Puis, la Cour de cassation (chambre sociale) prit le relais, en jugeant qu’un licenciement lié à l’exercice d’une action en justice est atteint de nullité, parce que la rupture porte atteinte au droit que garantit l’article 6§1 de la CESDH, et en jugeant dans l’arrêt du 09/10/13 que : « (…) la cassation de l’arrêt, en ce qu’il rejette la demande d’annulation du licenciement, entraîne par voie de conséquence nécessaire la cassation des dispositions disant le licenciement dépourvu de cause réelle et sérieuse, allouant diverses sommes en conséquence de cette rupture et ordonnant le remboursement des indemnités de chômage » [3].
Dans une affaire du 03/02/2016, la Cour de cassation jugea « qu’ayant retenu, hors toute dénaturation, que l’employeur reprochait au salarié dans la lettre de licenciement d’avoir saisi la juridiction prud’homale d’une demande en résiliation de son contrat de travail, la cour d’appel, qui a ainsi implicitement mais nécessairement écarté la preuve d’un abus ou d’une mauvaise foi de ce dernier dans l’exercice de son droit d’ester en justice, en a exactement déduit que ce grief, constitutif d’une atteinte à une liberté fondamentale, entraînait à lui seul la nullité du licenciement, de sorte qu’il n’y avait pas lieu d’examiner les autres griefs invoqués par l’employeur pour vérifier l’existence d’une cause réelle et sérieuse de licenciement » [4].
Même raisonnement dans un arrêt du 16/03/16 [5].
Dans une affaire du 08/02/17, la Cour de cassation releva que les juges du fond avaient constaté qu’il était clairement reproché au salarié son action devant le Conseil de prud’hommes, aux fins de voir prononcée par le juge la résiliation judiciaire de son contrat de travail, et elle jugea que « ce grief, s’il figure en tant que tel dans la lettre de licenciement, est constitutif d’une atteinte à une liberté fondamentale et entraîne à lui seul la nullité du licenciement », reprochant à la Cour d’appel d’avoir débouté le salarié de sa demande en nullité du licenciement, au motif d’après la Cour d’appel que, selon la lettre de licenciement, la décision de rupture du contrat de travail ne reposait pas sur le seul motif qu’il a pris l’initiative de saisir le conseil de prud’hommes [6].
La Cour de cassation tient le même raisonnement, même si la demande du salarié devant les juridictions était non fondée : son licenciement est nul comme portant atteinte à une liberté fondamentale le licenciement intervenu en raison d’une action en justice introduite par le salarié [7].
De même, pour la Cour de cassation, lorsque le salarié n’aura fait qu’envisager d’intenter une procédure contentieuse.
Dans un arrêt du 21 novembre 2018, la Cour de cassation confirma l’arrêt de la cour d’appel qui avait prononcé la nullité du licenciement, et ordonné la réintégration du salarié dans un emploi équivalent.
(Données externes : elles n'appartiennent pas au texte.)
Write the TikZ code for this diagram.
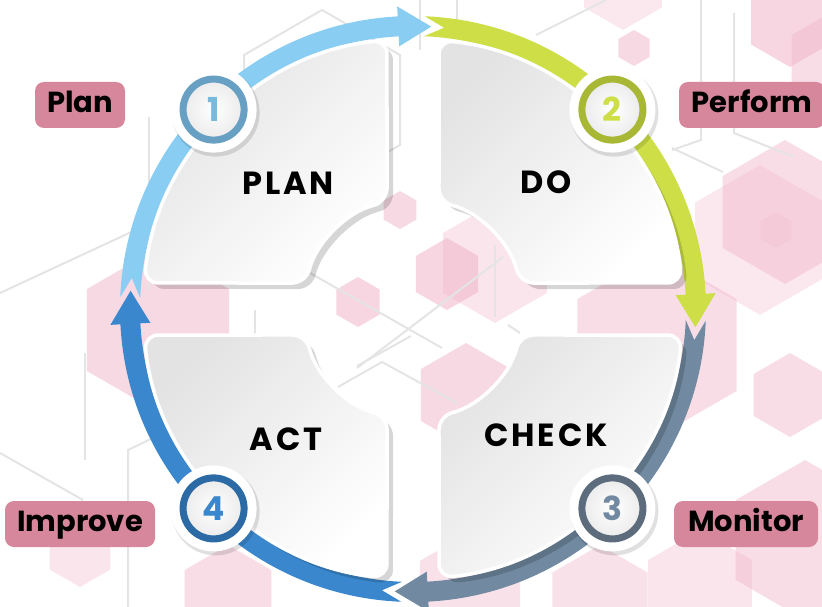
\documentclass[tikz,border=0pt]{standalone}
\usepackage{fontspec}
\setmainfont{Poppins}
\usetikzlibrary{calc}

\definecolor{planblue}{RGB}{137,205,243}
\definecolor{dogreen}{RGB}{205,222,71}
\definecolor{checkslate}{RGB}{114,138,161}
\definecolor{actblue}{RGB}{58,135,205}
\definecolor{ringone}{RGB}{104,160,196}
\definecolor{ringtwo}{RGB}{168,184,52}
\definecolor{ringthree}{RGB}{92,108,125}
\definecolor{ringfour}{RGB}{44,106,166}
\definecolor{tagpink}{RGB}{215,135,155}
\definecolor{hexpink}{RGB}{240,180,200}
\definecolor{gridgray}{RGB}{228,228,228}

\tikzset{
  gridline/.style={draw=gridgray, line width=2pt},
  panel/.style={draw=white, line width=3.5pt, rounded corners=14pt,
    top color=black!11, bottom color=white, shading angle=45},
  panelshadow/.style={fill=black, opacity=.16, rounded corners=14pt},
  phasetext/.style={font=\bfseries\fontsize{32}{34}\selectfont\addfontfeatures{LetterSpace=9}},
  badge/.style={circle, line width=7pt, minimum size=61pt, inner sep=0pt,
    inner color=white, outer color=black!8, font=\bfseries\fontsize{33}{35}\selectfont},
  tagbox/.style={fill=tagpink, rounded corners=9pt, minimum height=46pt, inner xsep=0pt,
    text height=21.5pt, text depth=7pt, font=\bfseries\fontsize{29}{30}\selectfont}
}

\begin{document}
\begin{tikzpicture}[x=1pt,y=-1pt]
  \useasboundingbox (0,0) rectangle (822,607);
  % pink hexagons behind
  \foreach \x/\y/\r/\o in {
    790/22/45/.55, 835/60/50/.45, 623/-15/45/.3, 634/48/18/.5,
    785/212/72/.45, 760/240/75/.3, 776/230/18/.25, 657/345/92/.45,
    790/395/42/.45, 805/540/80/.45, 447/274/36/.55, 495/263/60/.35,
    400/210/19/.5, 358/302/25/.55, 466/395/52/.5, 158/330/82/.5,
    80/552/35/.35, 228/595/50/.45, 470/590/58/.4, 600/600/55/.4,
    700/590/60/.35%
  }{
    \fill[hexpink, opacity=\o] (\x,\y) +(30:\r pt) -- +(90:\r pt) -- +(150:\r pt)
      -- +(210:\r pt) -- +(270:\r pt) -- +(330:\r pt) -- cycle;
  }
  % grey outlines
  \draw[gridline] (322,10) -- (400,55) -- (400,145) -- (322,190) -- (244,145) -- (244,55) -- cycle;
  \draw[gridline] (149,117) -- (149,290);
  \draw[gridline] (0,293) -- (140,228);
  \draw[gridline] (420,0) -- (420,50);
  \draw[gridline] (457,0) -- (457,20);
  \draw[gridline] (536,35) -- (606,0);
  \draw[gridline] (701,0) -- (701,140) -- (672,150);
  \draw[gridline] (734,13) -- (734,133) -- (794,157);
  \draw[gridline] (672,148) -- (723,172);
  \draw[gridline] (310,273) -- (442,348);
  \draw[gridline] (357,368) -- (503,257);
  \draw[gridline] (338,387) -- (382,362) -- (457,403);
  \draw[gridline] (495,245) -- (495,317);
  \draw[gridline] (508,325) -- (520,333);
  \draw[gridline] (85,353) -- (85,460);
  \draw[gridline] (0,453) -- (83,500);
  \draw[gridline] (128,607) -- (128,450) -- (157,436);
  \draw[gridline] (255,310) -- (255,336);
  \draw[gridline] (357,366) -- (411,336);

  \begin{scope}[shift={(413,309)}]
    % cycle arrows
    \foreach \t/\col in {86.3/planblue, -3.7/dogreen, -93.7/checkslate, -183.7/actblue}{
      \pgfmathsetmacro\s{\t+90}
      \fill[\col] ({\s+1.4}:293pt) arc[start angle={\s+1.4}, end angle={\t+6.7}, radius=293pt]
        -- ({\t+6.7}:303pt) -- (\t:283pt) -- ({\t+6.7}:263pt) -- ({\t+6.7}:273pt)
        arc[start angle={\t+6.7}, end angle={\s+1.4}, radius=273pt] -- ({\s-2.6}:283pt) -- cycle;
    }
    % quarter panels
    \foreach \pa/\pb/\pc/\pd in {84.47/5.53/13.67/76.33, 95.53/174.47/166.33/103.67,
      264.47/185.53/193.67/256.33, -84.47/-5.53/-13.67/-76.33}{
      \fill[panelshadow, shift={(6pt,-6pt)}] (\pa:270pt) arc[start angle=\pa, end angle=\pb, radius=270pt]
        -- (\pc:110pt) arc[start angle=\pc, end angle=\pd, radius=110pt] -- cycle;
      \path[panel] (\pa:270pt) arc[start angle=\pa, end angle=\pb, radius=270pt]
        -- (\pc:110pt) arc[start angle=\pc, end angle=\pd, radius=110pt] -- cycle;
    }
    % number badges
    \foreach \ang/\num/\ring/\numcol in {135/1/ringone/planblue!90!black, 45/2/ringtwo/dogreen,
      -45/3/ringthree/checkslate, -135/4/ringfour/actblue}{
      \fill[black, opacity=.12] (\ang:282pt) ++(2pt,-3pt) circle[radius=44pt];
      \fill[white] (\ang:282pt) circle[radius=43pt];
      \node[badge, draw=\ring, text=\numcol] (badge\num) at (\ang:282pt) {\num};
    }
  \end{scope}

  \node[phasetext] (phasePlan) at (288,183) {PLAN};
  \node[phasetext] (phaseDo) at (546,182) {DO};
  \node[phasetext] (phaseCheck) at (546,435) {CHECK};
  \node[phasetext] (phaseAct) at (286,439) {ACT};

  \node[tagbox, minimum width=90pt] (tagPlan) at (80,105) {Plan};
  \node[tagbox, minimum width=146pt] (tagPerform) at (752,105) {Perform};
  \node[tagbox, minimum width=144pt] (tagMonitor) at (746,524) {Monitor};
  \node[tagbox, minimum width=150pt] (tagImprove) at (80,524) {Improve};
\end{tikzpicture}
\end{document}
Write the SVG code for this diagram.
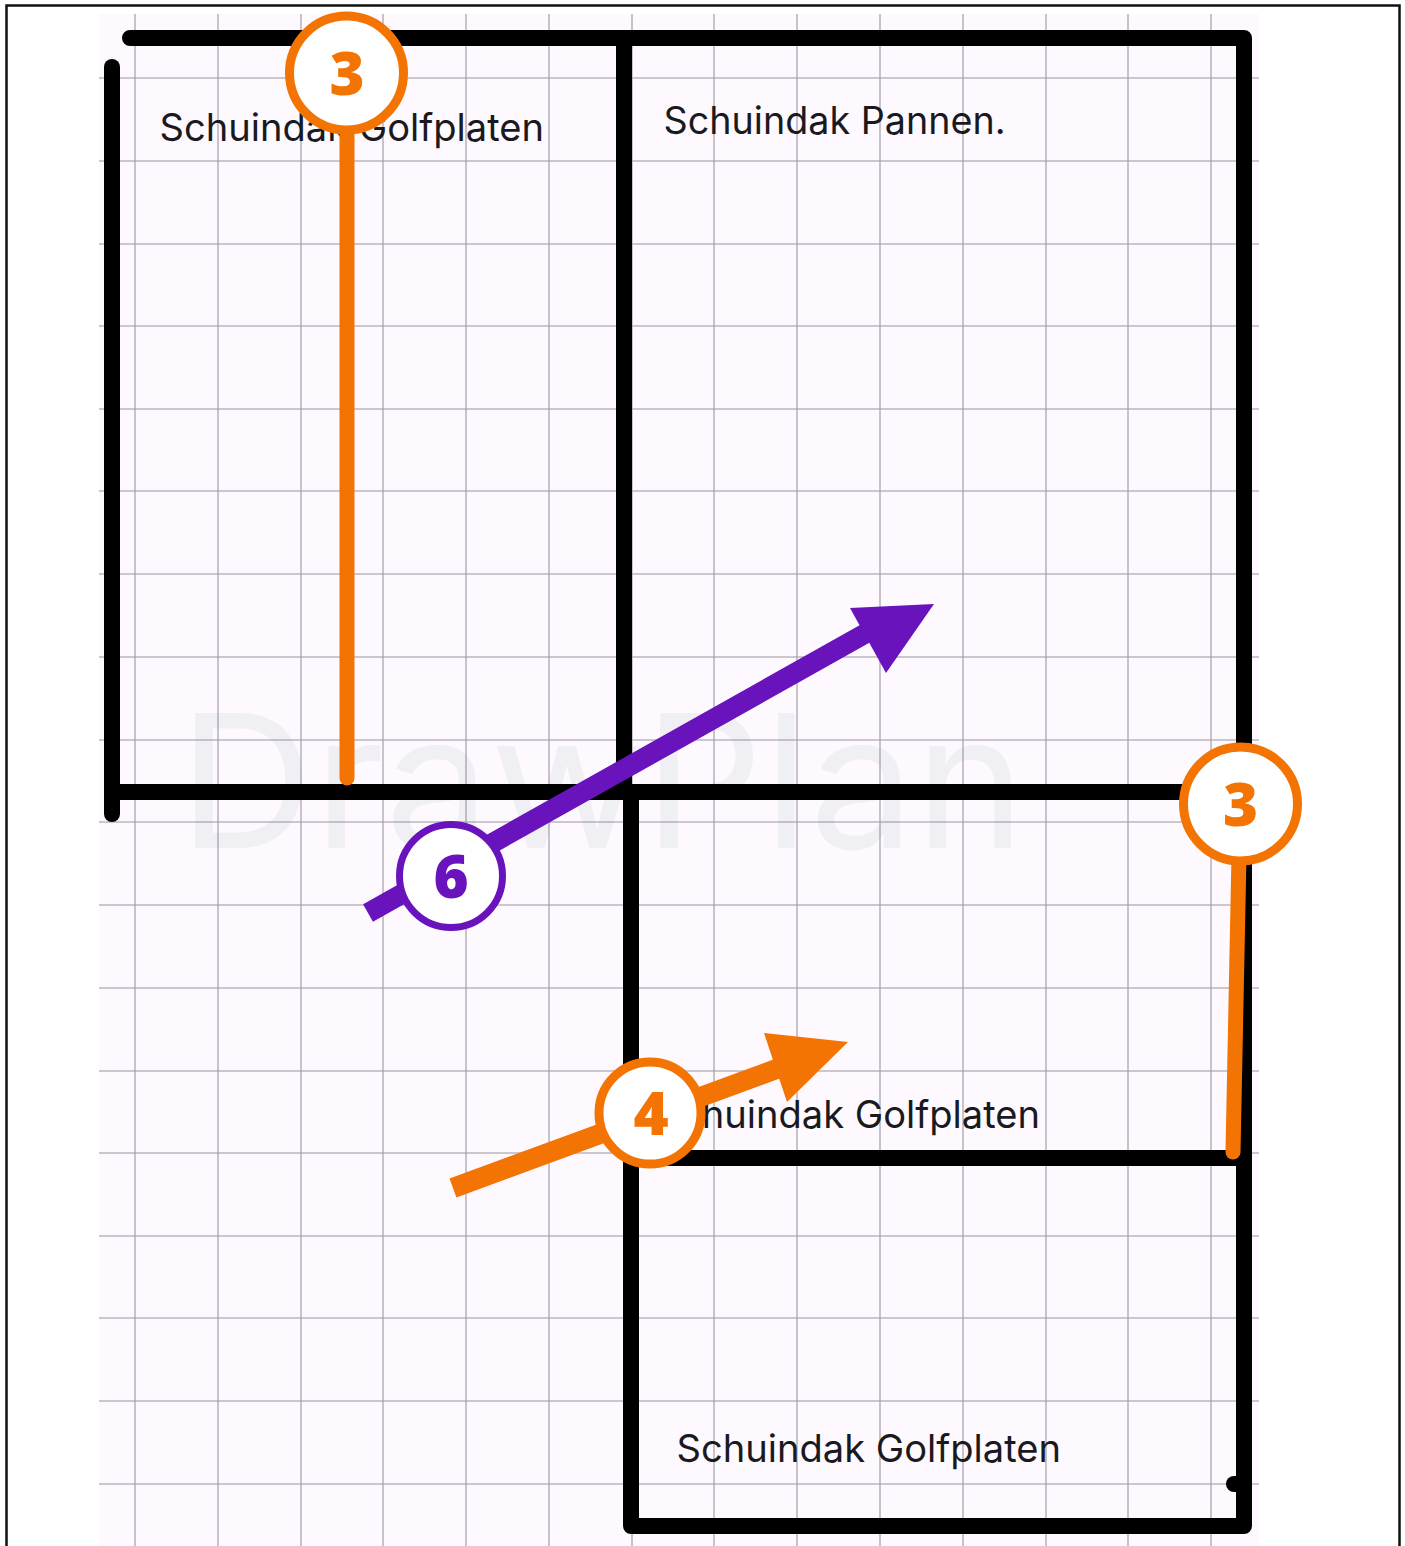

Selon la Cour de cassation, « la lettre de licenciement reprochait notamment au salarié d’avoir menacé l’employeur d’entamer des procédures à l’encontre de la société, la cour d’appel en a exactement déduit que la seule référence dans la lettre de rupture à une procédure contentieuse envisagée par le salarié était constitutive d’une atteinte à la liberté fondamentale d’ester en justice entraînant à elle seule la nullité de la rupture » [8].
En conclusion : lorsque la lettre de licenciement reproche au salarié d’avoir intenté (ou même envisagé) un recours devant une juridiction prud’homale, son licenciement doit être annulé comme portant atteinte à une liberté fondamentale d’agir en justice (art. 6§1 CESDH), les juges et conseillers devant conclure à la nullité du licenciement quand bien même la lettre de rupture ferait état d’autres motifs susceptibles de constituer une cause réelle et sérieuse.
Aucune différence n’est à faire entre le salarié qui a effectivement saisi la juridiction prud’homale avant d’être licencié, et celui qui n’aurait exprimé qu’une volonté de la saisir. Le grief contre l’intention est tout autant sanctionné que le grief contre l’action.
Par ailleurs, si est nul, comme portant atteinte à une liberté fondamentale constitutionnellement garantie, le licenciement intervenu en raison d’une action en justice introduite ou susceptible d’être introduite par le salarié à l’encontre de son employeur, le salarié qui demande sa réintégration a droit au paiement d’une indemnité égale au montant de la rémunération qu’il aurait dû percevoir entre son éviction de l’entreprise et sa réintégration, sans déduction des éventuels revenus de remplacement dont il aurait pu bénéficier pendant cette période.
Une juridiction ne peut donc ordonner que soit déduit du rappel de salaires dû entre la date du licenciement et la date effective de réintégration du salarié dans l’entreprise, les sommes perçues à titre de revenus de remplacement (indemnités de chômage, par exemple) [9].